Home Business NewsMiddle East war triggers wave of ‘force majeure’ across global energy sectors

Middle East war triggers wave of ‘force majeure’ across global energy sectors

by Thea Coates Finance Reporter
9th Mar 26 10:48 am

The ongoing conflict in Iran has led several major oil and gas companies to invoke force majeure, which allows them to be excused from their contractual obligations as the war disrupts production and shipping across the Gulf.

Companies in India, China, Bahrain, and Kuwait have cited “unforeseen, extraordinary circumstances” as a legal justification that frees them from liabilities when normal operations become impossible or unreasonably dangerous.

China’s Wanhua Chemical was the first to declare force majeure regarding petrochemical shipments to customers in the Middle East, citing “severe disruption of shipping routes in the Strait of Hormuz.”

Following this, Kuwait Petroleum Corporation took similar action for its crude and refined product exports.

India’s GAIL confirmed that its long-term supplier, Petronet LNG, had issued a similar notice due to shipping constraints. Bahrain’s Bapco Energies also suspended contracts following drone attacks on its refining facilities.

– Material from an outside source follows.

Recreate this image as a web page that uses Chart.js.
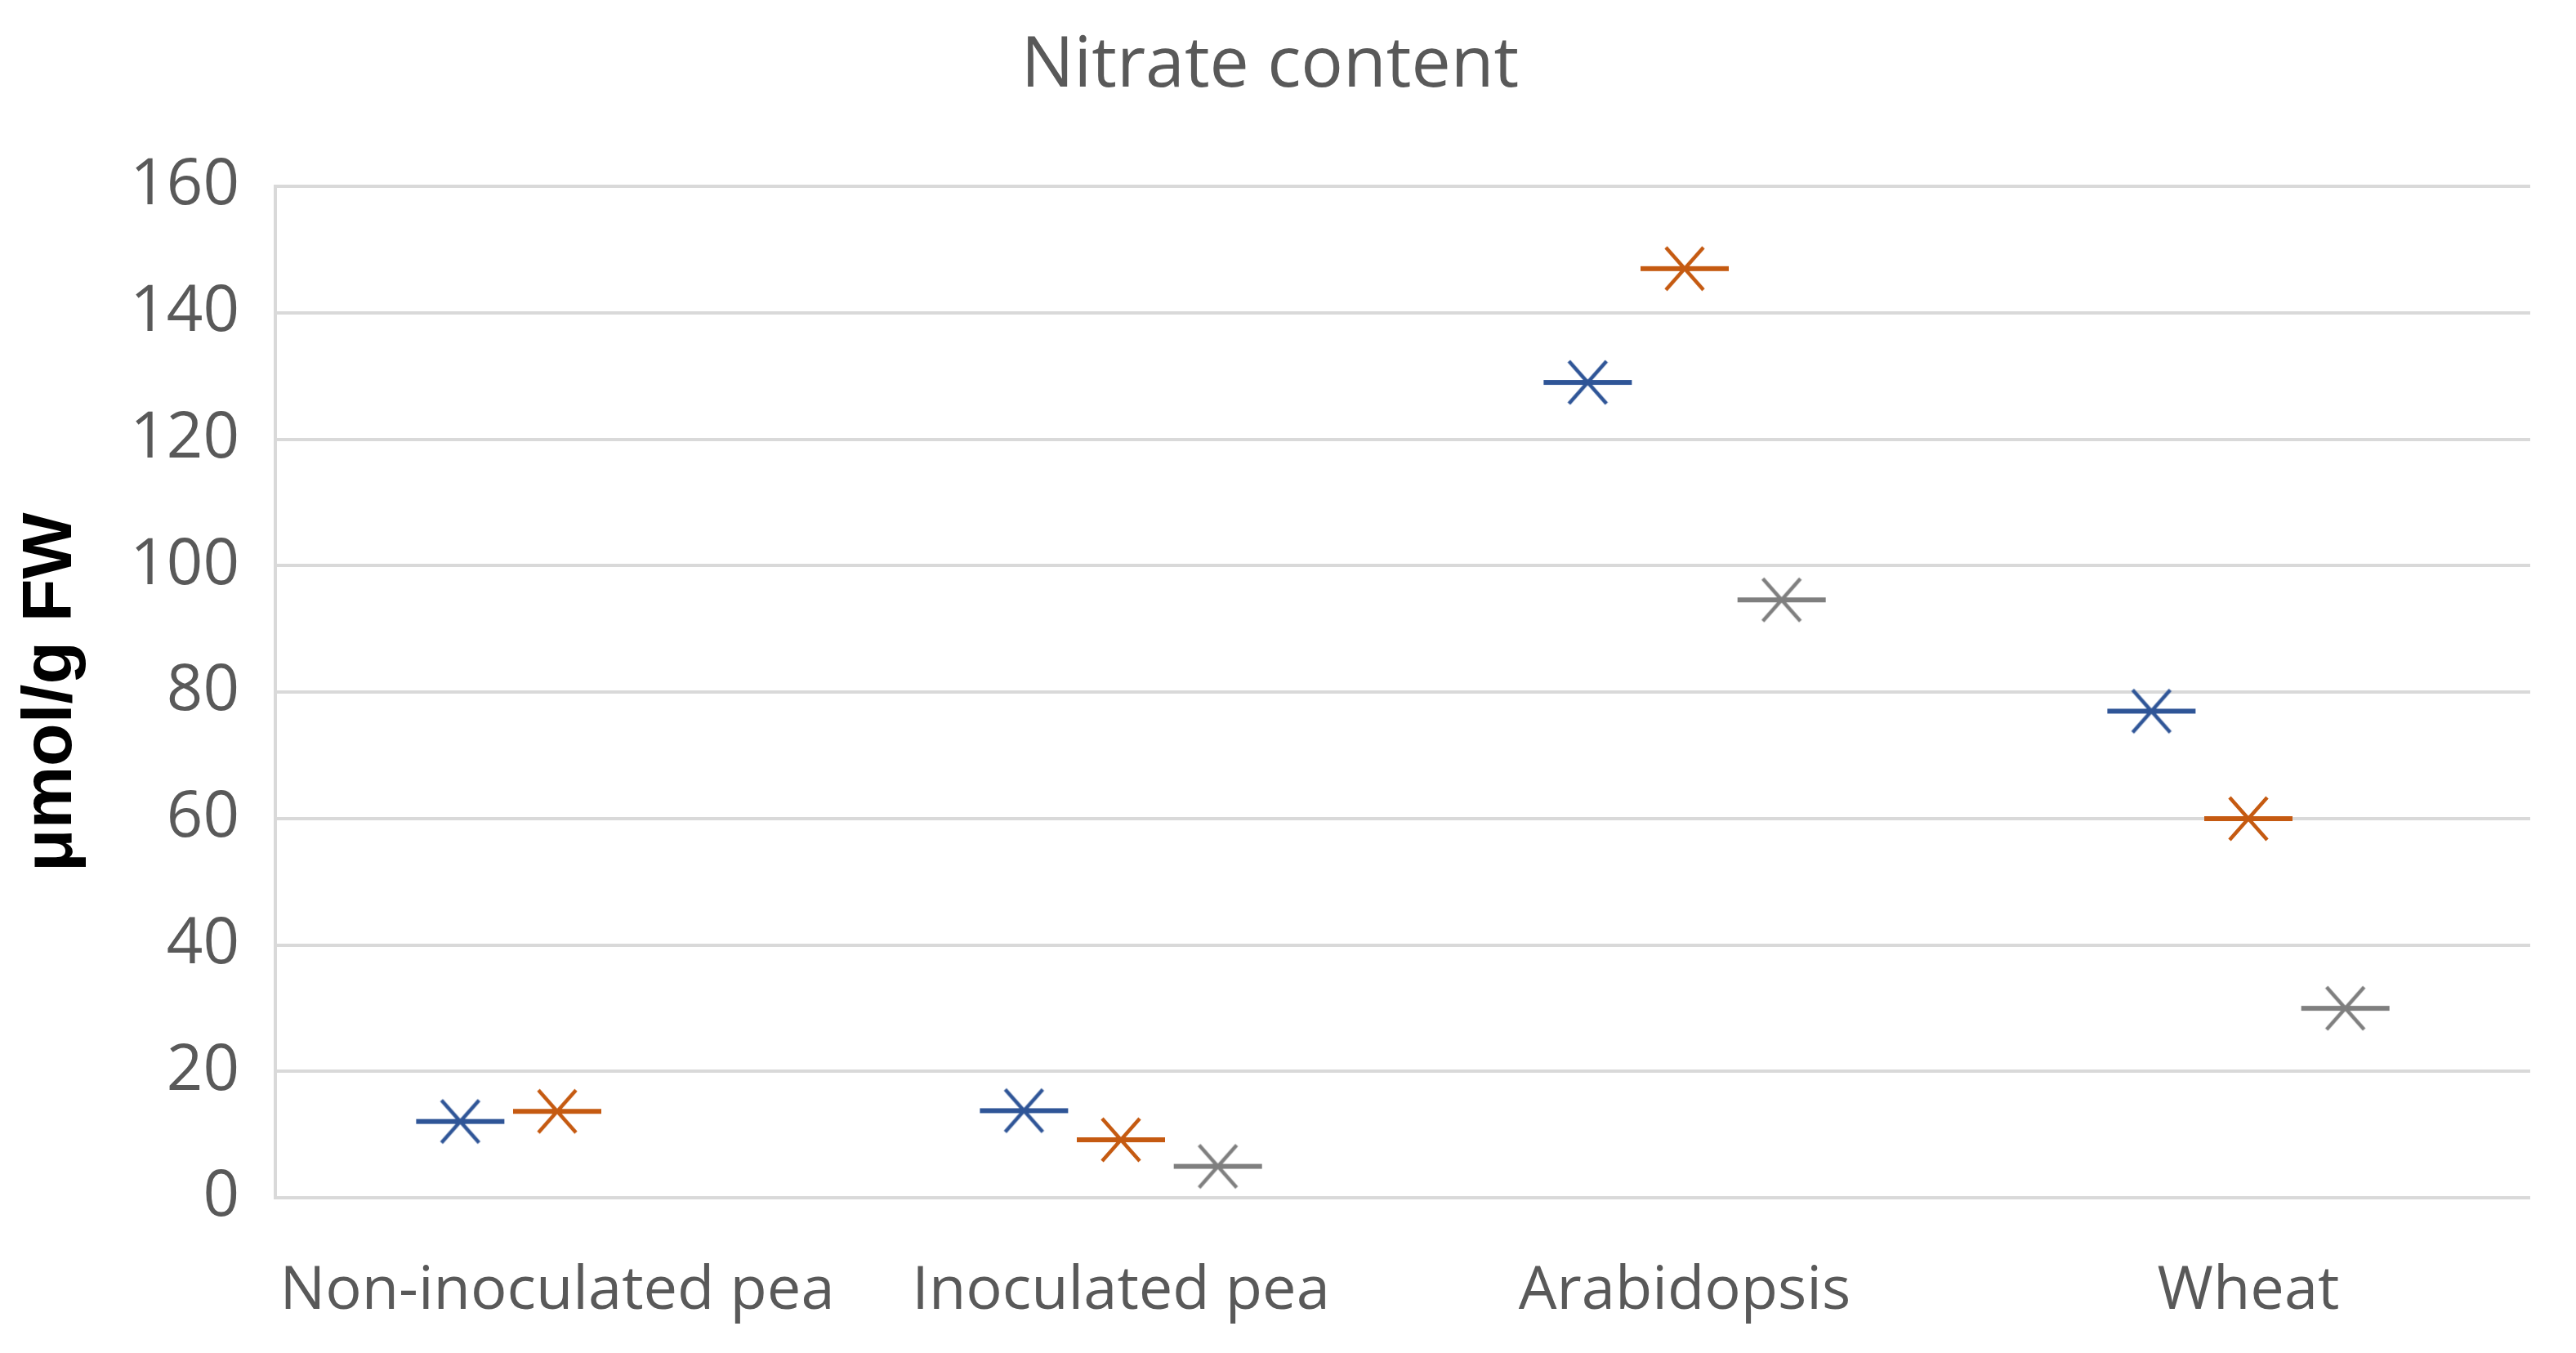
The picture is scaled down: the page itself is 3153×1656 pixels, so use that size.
<!DOCTYPE html>
<html><head><meta charset="utf-8">
<script src="https://cdn.jsdelivr.net/npm/chart.js@4.4.1/dist/chart.umd.min.js"></script>
<style>html,body{margin:0;padding:0;background:#fff;}#c{display:block;}</style>
</head><body>
<canvas id="c" width="3153" height="1656"></canvas>
<script>
const categories = ['Non-inoculated pea', 'Inoculated pea', 'Arabidopsis', 'Wheat'];
const series1 = [12.1, 13.8, 129, 77];
const series2 = [13.7, 9.2, 147, 60];
const series3 = [null, 5, 94.6, 30];
const yTicks = [0, 20, 40, 60, 80, 100, 120, 140, 160];

const colors = ['#2F5597', '#C55A11', '#7F7F7F'];
const offsets = [-0.172, 0, 0.172];

function makeMarker(color) {
  const c = document.createElement('canvas');
  c.width = 112; c.height = 60;
  const g = c.getContext('2d');
  g.strokeStyle = color;
  g.lineWidth = 6;
  g.beginPath(); g.moveTo(2, 30); g.lineTo(110, 30); g.stroke();
  g.lineWidth = 4.5;
  g.beginPath();
  g.moveTo(56 - 23, 30 - 26); g.lineTo(56 + 23, 30 + 26);
  g.moveTo(56 + 23, 30 - 26); g.lineTo(56 - 23, 30 + 26);
  g.stroke();
  return c;
}

function build(vals, si) {
  const pts = [];
  vals.forEach((v, i) => { if (v !== null) pts.push({x: i + offsets[si], y: v}); });
  return {
    data: pts,
    showLine: false,
    pointStyle: makeMarker(colors[si]),
    pointRadius: 30,
    pointHoverRadius: 30,
    borderColor: colors[si],
    backgroundColor: colors[si]
  };
}

new Chart(document.getElementById('c'), {
  type: 'scatter',
  data: { datasets: [build(series1, 0), build(series2, 1), build(series3, 2)] },
  options: {
    responsive: false,
    devicePixelRatio: 1,
    animation: false,
    layout: { padding: { left: 12, right: 56, top: 20, bottom: -39 } },
    plugins: {
      legend: { display: false },
      tooltip: { enabled: false },
      title: {
        display: true,
        text: 'Nitrate content',
        color: '#595959',
        font: { family: 'Open Sans', size: 86, weight: 'normal' },
        padding: { top: 10, bottom: 95 }
      }
    },
    scales: {
      x: {
        type: 'linear',
        min: -0.5, max: 3.5,
        afterBuildTicks: (ax) => { ax.ticks = categories.map((_, i) => ({ value: i })); },
        ticks: {
          callback: (v) => categories[v],
          color: '#595959',
          font: { family: 'Open Sans', size: 74 },
          padding: 70,
          maxRotation: 0, autoSkip: false
        },
        grid: { display: false, drawTicks: false },
        border: { display: false }
      },
      y: {
        min: 0, max: 160,
        afterBuildTicks: (ax) => { ax.ticks = yTicks.map(v => ({ value: v })); },
        ticks: {
          color: '#595959',
          font: { family: 'Open Sans', size: 78 },
          padding: 44
        },
        grid: { color: '#D9D9D9', lineWidth: 4, drawTicks: false },
        border: { display: true, color: '#D9D9D9', width: 4 },
        title: {
          display: true,
          text: 'μmol/g FW',
          color: '#000000',
          font: { family: 'Liberation Sans', size: 86, weight: 'bold' },
          padding: { top: 0, bottom: 0 }
        }
      }
    }
  }
});
</script>
</body></html>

Even suppliers at the UAE’s Fujairah bunker hub—the region’s largest marine fuels centre—have halted deliveries, citing attacks on infrastructure that have made normal operations impossible. Major facilities, including Saudi Arabia’s Ras Tanura refinery, have also paused production, leading to further bottlenecks in tanker traffic.

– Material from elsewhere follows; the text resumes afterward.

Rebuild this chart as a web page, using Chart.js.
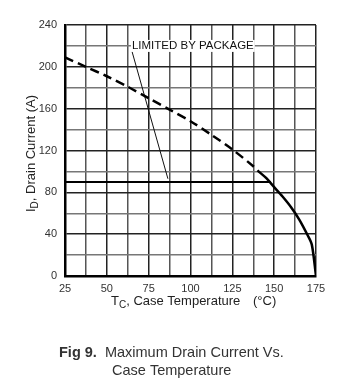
<!DOCTYPE html>
<html>
<head>
<meta charset="utf-8">
<script src="https://cdn.jsdelivr.net/npm/chart.js@4/dist/chart.umd.min.js"></script>
<style>
  html, body { margin: 0; padding: 0; background: #fff; }
  #wrap { width: 338px; height: 383px; }
</style>
</head>
<body>
<div id="wrap"><canvas id="c" width="338" height="383"></canvas></div>
<script>
// Maximum drain current vs case temperature (Fig 9)
const caseTemp = [25, 37.5, 50, 62.5, 75, 87.5, 100, 112.5, 125, 137.5, 140, 145, 150, 155, 160, 165, 170, 172.5, 175];
const drainCurrent = [209, 200, 191, 181, 170, 159, 148, 135, 121, 105, 101, 94, 85, 76, 66, 54, 39, 30, 0];
const dashedBelow = 140; // curve is dashed up to this temperature

const packageTemp = [25, 148];
const packageCurrent = [90, 90];

// leader line from the label down to the package limit
const leaderTemp = [65, 86.5];
const leaderCurrent = [215, 93];
const leaderText = 'LIMITED BY PACKAGE';

const xTicks = [25, 50, 75, 100, 125, 150, 175];
const yTicks = [0, 40, 80, 120, 160, 200, 240];
const xGrid = [25, 37.5, 50, 62.5, 75, 87.5, 100, 112.5, 125, 137.5, 150, 162.5, 175];
const yGrid = [0, 20, 40, 60, 80, 100, 120, 140, 160, 180, 200, 220, 240];

const font = '"Liberation Sans", Arial, sans-serif';

const toPts = (xs, ys) => xs.map((x, i) => ({ x: x, y: ys[i] }));

const textPlugin = {
  id: 'texts',
  afterDatasetsDraw(chart) {
    const ctx = chart.ctx;
    const xs = chart.scales.x, ys = chart.scales.y;
    ctx.save();
    // label for the package limit
    ctx.font = '11.5px ' + font;
    const lx = xs.getPixelForValue(leaderTemp[0]) - 1;
    const ly = ys.getPixelForValue(220);
    const w = ctx.measureText(leaderText).width;
    ctx.fillStyle = '#fff';
    ctx.fillRect(lx, ly - 6, w + 2, 12);
    ctx.fillStyle = '#111';
    ctx.textBaseline = 'middle';
    ctx.textAlign = 'left';
    ctx.fillText(leaderText, lx + 1, ly);
    ctx.restore();
  },
  afterDraw(chart) {
    const ctx = chart.ctx;
    ctx.save();
    ctx.fillStyle = '#222';
    ctx.textBaseline = 'alphabetic';

    // x axis title with subscript
    ctx.font = '13px ' + font;
    let x = 111, y = 305;
    ctx.textAlign = 'left';
    ctx.fillText('T', x, y);
    x += ctx.measureText('T').width;
    ctx.font = '10px ' + font;
    ctx.fillText('C', x, y + 3);
    x += ctx.measureText('C').width;
    ctx.font = '13px ' + font;
    ctx.fillText(', Case Temperature', x, y);
    ctx.fillText('(\u00B0C)', 253, y);

    // y axis title, rotated
    ctx.translate(35, 212);
    ctx.rotate(-Math.PI / 2);
    ctx.font = '13px ' + font;
    x = 0; y = 0;
    ctx.fillText('I', x, y);
    x += ctx.measureText('I').width;
    ctx.font = '10px ' + font;
    ctx.fillText('D', x, y + 3);
    x += ctx.measureText('D').width;
    ctx.font = '13px ' + font;
    ctx.fillText(', Drain Current (A)', x, y);
    ctx.setTransform(1, 0, 0, 1, 0, 0);

    // caption
    ctx.fillStyle = '#333';
    const bold = 'Fig 9.';
    const rest = '  Maximum Drain Current Vs.';
    ctx.font = 'bold 14.5px ' + font;
    ctx.fillText(bold, 59, 357);
    const bw = ctx.measureText(bold).width;
    ctx.font = '14.5px ' + font;
    ctx.fillText(rest, 59 + bw, 357);
    ctx.fillText('Case Temperature', 112, 375);
    ctx.restore();
  }
};

new Chart(document.getElementById('c'), {
  type: 'scatter',
  data: {
    datasets: [
      {
        data: toPts(caseTemp, drainCurrent),
        showLine: true,
        borderColor: '#000',
        borderWidth: 2.5,
        pointRadius: 0,
        tension: 0.3,
        segment: {
          borderDash: c => c.p1.parsed.x <= dashedBelow ? [9, 5] : undefined
        }
      },
      {
        data: toPts(packageTemp, packageCurrent),
        showLine: true,
        borderColor: '#000',
        borderWidth: 2,
        pointRadius: 0
      },
      {
        data: toPts(leaderTemp, leaderCurrent),
        showLine: true,
        borderColor: '#111',
        borderWidth: 1,
        pointRadius: 0
      }
    ]
  },
  options: {
    responsive: false,
    animation: false,
    events: [],
    layout: { padding: { left: 0, top: 25, right: 22, bottom: 0 } },
    plugins: { legend: { display: false }, tooltip: { enabled: false } },
    scales: {
      x: {
        type: 'linear',
        min: 25,
        max: 175,
        afterBuildTicks: s => { s.ticks = xGrid.map(v => ({ value: v })); },
        afterFit: s => { s.height = 107; },
        grid: {
          color: c => (xTicks.includes(c.tick.value) ? '#222' : '#555'),
          lineWidth: 1.5,
          drawTicks: false
        },
        border: { color: '#000', width: 2.5 },
        ticks: {
          padding: 6,
          maxRotation: 0,
          autoSkip: false,
          color: '#333',
          font: { family: font, size: 11 },
          callback: v => (xTicks.includes(v) ? String(v) : '')
        }
      },
      y: {
        type: 'linear',
        min: 0,
        max: 240,
        afterBuildTicks: s => { s.ticks = yGrid.map(v => ({ value: v })); },
        afterFit: s => { s.width = 65; },
        grid: {
          color: c => (yTicks.includes(c.tick.value) ? '#222' : '#777'),
          lineWidth: 1.5,
          drawTicks: false
        },
        border: { color: '#000', width: 2.5 },
        ticks: {
          padding: 8,
          autoSkip: false,
          color: '#333',
          font: { family: font, size: 11 },
          callback: v => (yTicks.includes(v) ? String(v) : '')
        }
      }
    }
  },
  plugins: [textPlugin]
});
</script>
</body>
</html>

This wave of force majeure declarations is directly related to US-Israel strikes on Iran and Tehran’s retaliatory drone and missile attacks, which have disrupted output and closed key maritime routes.

The impact is already being felt in global energy markets, as Asian benchmark gas prices have surged and analysts warn of widespread supply shortages for major importers.

Industry observers note that while invoking force majeure is common during extraordinary crises, the scale of the current wave—affecting multiple countries and companies—underscores the unprecedented strain on Gulf energy infrastructure.

Previous disruptions, such as production cuts in Nigeria due to theft and vandalism, seem minor compared to the ripple effects currently impacting global markets.

With the Strait of Hormuz effectively constrained, traders are facing rising premiums on oil and gas, while import-dependent economies are preparing for significantly higher costs. If hostilities persist, experts warn that energy supply chains could remain disrupted for weeks, leading to even higher prices and increased inflationary pressures worldwide.

This situation highlights how a regional war can trigger immediate global consequences related to contracts, logistics, and finances, with energy markets at the centre of the turmoil.